From Fazle Rashid | February 24, 2009 00:00:00


NEW YORK, Feb 23: Beginning this week the top 20 American banks will be put to "stress test" to judge whether they could hold up even if the downturn worsens further than policy makers expect.

Banks shares dipped fuelled by the fear that government may nationalize the some of the banks. Officials feel that top 20 banks are too big to fail.

In yet another sign of distress for the banks, Citigroup officials were in active talks with federal regulators on Sunday evening about plans for the government to take a bigger ownership stake in the bank, the New York Times (NYT) in a report said today.

Big banks are exuding confidence that they remain relatively healthy and that with time and support from the government they will regain their footing. But many economists, Wall Street analysts and even some bank executives contend that some of the banks are effectively insolvent, the NYT said.

One hopeful sign for the US economy is that the federal deficit will shrink in spite of stimulus packages. President Obama is hopeful of halving the budget deficit that he inherited by the end of his first term. His maiden budget to be released on Thursday will show deficit falling to $533 billion by fiscal year 2013 against an inherited deficit that aides estimate at $1300 billion, a reputed paper said.

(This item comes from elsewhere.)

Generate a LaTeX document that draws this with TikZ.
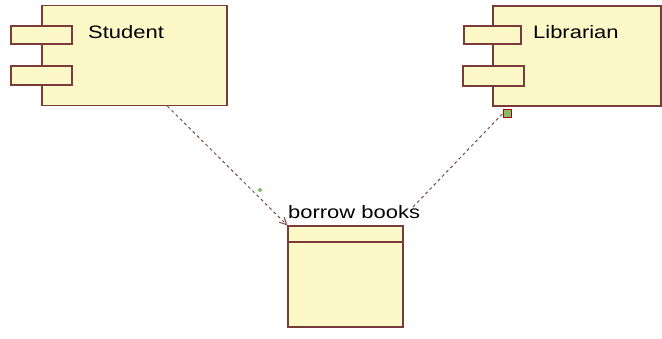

The deficit projected for this year will be higher than $1300 billion due to additional spending on the fiscal stimulus and other crises fighting measures. Revenue from the sale emission permits under a cap and trade system will help pay for the deficit reduction along with cuts in spending on the war in Iraq, higher taxes on wealthy individuals and businesses, the same paper said.

The European leaders who met in Berlin yesterday underpinned the urgency of sweeping proposals to regulate financial markets and clamp down on tax dodgers as they " sought a common position to combat the global economic crisis". The leaders agreed to double the financial resources of the International Monetary Fund ( IMF ) so that it could promptly bail out nations in need in an extraordinary international crisis.

Heads of the government and finance ministers of Germany, France, the UK, the Netherlands, Czech Republic and Luxembourg as well as the president of the European Commission and governors of the central banks met to forge a common European position before the impending G20 summit billed for April in London. US president Barack Hossain Obama is due to take part. France and Germany saw their way through for a seamless regulatory architecture in the face of stiff resistance from UK.

The European leaders argued that the IMF and Financial Stability Forum be vested with authority of monitoring and promoting the implementation of a 47-point financial action plan mooted at the first meeting of the G20 held in Washington in November. The leaders rejected the concept of protectionism created by US plan of " buy American ".

Switzerland known for its chocolates, watches and secret banking made it clear that it would not succumb to the US pressure to reveal the names of thousands of clients who have accounts in Swiss banks in a bid to dodge tax. Swiss finance minister was categorical in stating " that the disclosures last week of a limited number of account holders suspected of tax fraud did not mean that UBS or that Swiss government would bow to a separate US drive to identify all the bank's American clients with off-shore accounts in Switzerland".

Switzerland is home to one-third of world's off-shore assets and declared its determination not to undo the bank secrecy.